E. Ablorh-Odjidja, Ghanadot 

I read a letter written to the Daily Graphic, titled “I agree with Joe Frazier.”  The subject was about the meltdown within the global economy.  After reading, I couldn’t help but conclude that the writer, one Omohakpor Enaye, was a socialist.

Anaye’s  agreement with Joe Frazier, apparently, stemmed from their mutual distrust of capitalism.  And because of this distrust they have concluded that “Creative Socialism” and not “Unbridled Capitalism” should be the cure for the current global economic malaise.

By “Creative Socialism,” Frazier and Anaye meant some amount of government interference with the free market.  There is already some interference with the market now.  So the question becomes how far must a government go. 

With the prescription of “Creative Socialism” over “Unbridled Capitalism,” Anaye and Frazier not only endorsed socialism, but also betrayed the relish with which some socialists often received bad news about America.  Even so, whatever is happening to the world economies is not limited to financial markets in America alone.  

For clarification, The Economist magazine has a summary of balance sheet on banks in the US and those in Europe in its October 4 – 10 issue.

It reads “By some measures, many European banks look more vulnerable than their American counterparts do….In America, outside Wall Street, the banks have lent 96 cents for each $1 of deposits. Continental European banks have lent roughly 1.40 (Euros) for each 1 (Euro) on deposit.”

That banks in Europe have been the most aggressive lenders is clear in the above statement; a phenomenon which is  at odds with the socialist nature of European institutions as opposed to  those of America.  This should, therefore, provide a window of doubt about the curative impact of the “Creative Socialism” on the ailing global economy.

Capitalists will say that the troubles in the world economy today are evidences of corrective measures of the free market at work; together with the suspicion that these corrective measures have been made necessary by “Creative Socialism” ideas gone awry.

For instance, the housing sector of the US economy, where the current troubles started, is highly susceptible to government interferences, and, therefore, "Creative Socialism" tinkering since housing the poor is, historically, a government concern.

“Creative Socialism” has its faults too in that it cannot be perfect.  Frazier and Anaye may be right to suggest that the Great Depression was arrested through “Creative Socialism” policies.  However, where they were wrong was the implication, without showing how, that the woes of the depression era was brought on by “Unbridled Capitalism."

The "Welfare System," a product of the depression era policies, and a good instance of creative socialism at work in America, had to be rescued in the 90s by more government intervention.

Also, by this time in the 90s, the same US government was pushing the policy of private ownership of dwellings for the poor (Creative Socialism) as part of the Cranston-Gonzalez National Affordable Housing Act.  This policy, though good in its intentions, had bad consequences that were to show up on the financial markets of 2008.

Before then, Wall Street had fashioned a loan package aimed at the poor and sold as an investment plan.  Banks bought the plan, and then proceeded to write the risk off their books by insuring it through companies like AIG.  When the poor, predictably, started defaulting, the trouble in the housing sector began.

Wall Street is cold blooded capitalism at work, but putting policies in place that allowed easy loans for house ownership by the poor, as happened, is more of a socialist thought.  It is a noble thought, but one whose consequences should have been predictable. 

But socialists have been quick to blame capitalism.  To them the current meltdown is an indication of the impending death for the capitalist economy as practiced in America; indeed, the demise of which they have long awaited for.

James Shikwati,  the publisher of the African Executive, wrote a piece in the same magazine’s issue of  October 2008 titled “Global Financial Crisis: Free Market Advocates have NOT taken Cover!”.  In it, he defended capitalism.

He  said “in a socialist system, no one would ever have discovered that the collapsed companies in America had a problem, taxpayers' money would have kept them artificially in operation.

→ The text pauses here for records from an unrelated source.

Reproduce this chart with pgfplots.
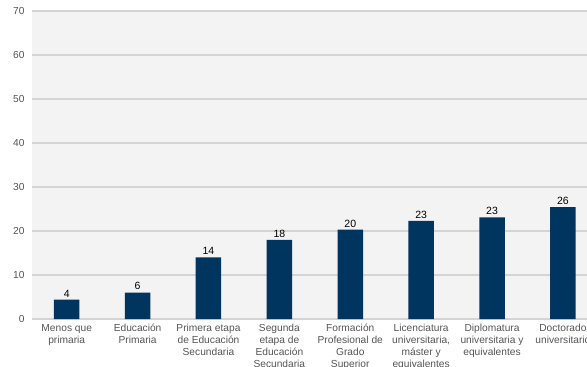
\documentclass[border=0pt]{standalone}
\usepackage{pgfplots}
\pgfplotsset{compat=1.18}
\usepackage{fontspec}
\setmainfont{Liberation Sans}
\definecolor{barblue}{HTML}{00355F}
\definecolor{bg}{HTML}{F3F3F3}
\definecolor{gridc}{HTML}{D4D4D4}
\definecolor{txt}{HTML}{555555}
\begin{document}
\begin{tikzpicture}
\begin{axis}[
  scale only axis,
  width=555pt, height=308pt,
  xmin=-0.49, xmax=7.34,
  ymin=0, ymax=70,
  ytick={0,10,...,70},
  axis background/.style={fill=bg},
  axis line style={draw=none},
  major grid style={draw=gridc, line width=1.2pt},
  ymajorgrids,
  tick style={draw=none},
  xtick={0,...,7},
  xticklabels={
    {Menos que\\primaria},
    {Educación\\Primaria},
    {Primera etapa\\de Educación\\Secundaria},
    {Segunda\\etapa de\\Educación\\Secundaria},
    {Formación\\Profesional de\\Grado\\Superior},
    {Licenciatura\\universitaria,\\máster y\\equivalentes},
    {Diplomatura\\universitaria y\\equivalentes},
    {Doctorado\\universitario}},
  xticklabel style={align=center, font=\fontsize{10.2}{12}\selectfont, text=txt, anchor=north, yshift=-1.5pt},
  yticklabel style={font=\fontsize{10.2}{12}\selectfont, text=txt, xshift=-4pt},
  /pgf/number format/assume math mode=true,
  clip=false,
]
\addplot[ybar, bar width=25.5pt, fill=barblue, draw=none,
  nodes near coords=\pgfplotspointmeta,
  point meta=explicit symbolic,
  nodes near coords style={font=\fontsize{10.5}{12}\selectfont, text=black, yshift=-1pt}]
  table[meta=lab] {
x y lab
0 4.4 4
1 6.0 6
2 14.0 14
3 18.0 18
4 20.3 20
5 22.3 23
6 23.1 23
7 25.4 26
};
\end{axis}
\pgfresetboundingbox
\useasboundingbox (-32pt,-48pt) rectangle (555pt,319pt);
\end{tikzpicture}
\end{document}
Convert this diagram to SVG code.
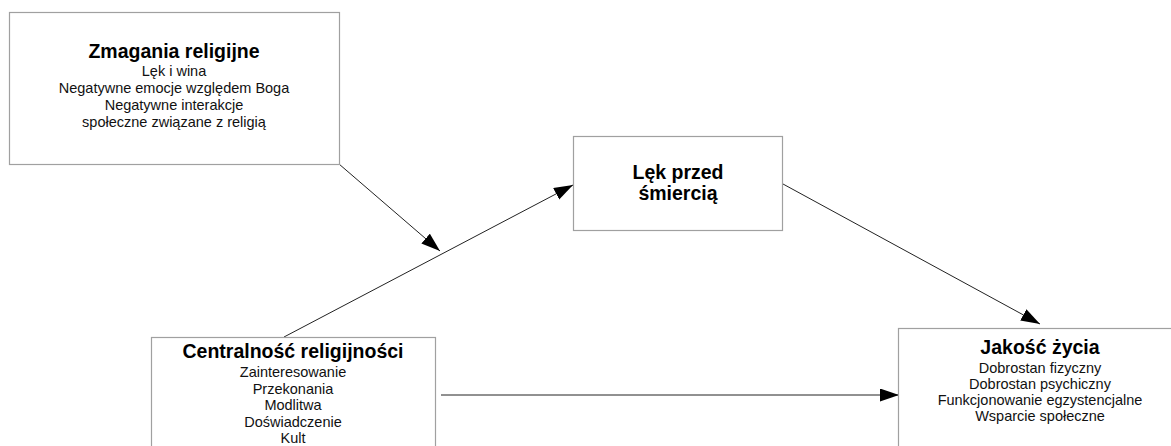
<svg xmlns="http://www.w3.org/2000/svg" width="1171" height="446" viewBox="0 0 1171 446">
  <defs>
    <marker id="arrow" markerUnits="userSpaceOnUse" markerWidth="20" markerHeight="14" refX="19" refY="6.5" orient="auto">
      <path d="M0,0 L19,6.5 L0,13 Z" fill="#000"/>
    </marker>
    <style>
      .box { fill: #fff; stroke: #a0a0a0; stroke-width: 1.2; }
      .title { font-family: "Liberation Sans", Arial, sans-serif; font-weight: bold; font-size: 19.5px; fill: #000; text-anchor: middle; }
      .item { font-family: "Liberation Sans", Arial, sans-serif; font-size: 14.5px; fill: #111; text-anchor: middle; }
      .link { stroke: #222; stroke-width: 1; fill: none; marker-end: url(#arrow); }
    </style>
  </defs>
  <rect width="1171" height="446" fill="#fff"/>

  <g id="connectors">
    <line class="link" x1="339" y1="164" x2="440" y2="251"/>
    <line class="link" x1="284" y1="337" x2="573" y2="185"/>
    <line class="link" x1="783" y1="184" x2="1040" y2="324"/>
    <line class="link" x1="441" y1="395" x2="899" y2="395"/>
  </g>

  <g id="node-zmagania">
    <rect class="box" x="9.5" y="12.5" width="330" height="152"/>
    <text class="title" x="174" y="58">Zmagania religijne</text>
    <text class="item" x="174" y="76">Lęk i wina</text>
    <text class="item" x="174" y="93">Negatywne emocje względem Boga</text>
    <text class="item" x="174" y="110">Negatywne interakcje</text>
    <text class="item" x="174" y="127">społeczne związane z religią</text>
  </g>

  <g id="node-lek">
    <rect class="box" x="573.5" y="136.5" width="209" height="94"/>
    <text class="title" x="678" y="179">Lęk przed</text>
    <text class="title" x="678" y="200">śmiercią</text>
  </g>

  <g id="node-centralnosc">
    <rect class="box" x="151.5" y="337.5" width="284" height="120"/>
    <text class="title" x="293" y="358">Centralność religijności</text>
    <text class="item" x="293" y="377">Zainteresowanie</text>
    <text class="item" x="293" y="394">Przekonania</text>
    <text class="item" x="293" y="410">Modlitwa</text>
    <text class="item" x="293" y="427">Doświadczenie</text>
    <text class="item" x="293" y="443">Kult</text>
  </g>

  <g id="node-jakosc">
    <rect class="box" x="898.5" y="328.5" width="290" height="130"/>
    <text class="title" x="1040" y="354">Jakość życia</text>
    <text class="item" x="1040" y="373">Dobrostan fizyczny</text>
    <text class="item" x="1040" y="389">Dobrostan psychiczny</text>
    <text class="item" x="1040" y="405">Funkcjonowanie egzystencjalne</text>
    <text class="item" x="1040" y="421">Wsparcie społeczne</text>
  </g>
</svg>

It is precisely because of the market system that the World was made aware that the companies were in trouble.”

He was writing about bank and financial institution failures in America that brought on the burst in the housing bubble.

Shikwati was not denying that there was trouble with the capitalist system.  He was decrying the fact that socialists refused to see the self-corrective tendencies within American capitalism.

Looking back, it is capitalism that has made America a very wealthy nation.   But America is not alone in this enterprise.  Chine is fast becoming one.  A drive through the streets of Accra will show  how Third World countries like Pakistan are going capitalist too; selling cheap goods in the Ghanaian economy; usually goods that can easily be manufactured in Ghana. 

It is within the small industry's sector in Ghana that the most damages to national economy occur.  When tooth picks, the manufacturing of which can be handled with our modest brand of capitalism, are imported, then you know we are in trouble. But this is one issue and area that “Creative Socialism,” if it is to be of any use, can help resolve.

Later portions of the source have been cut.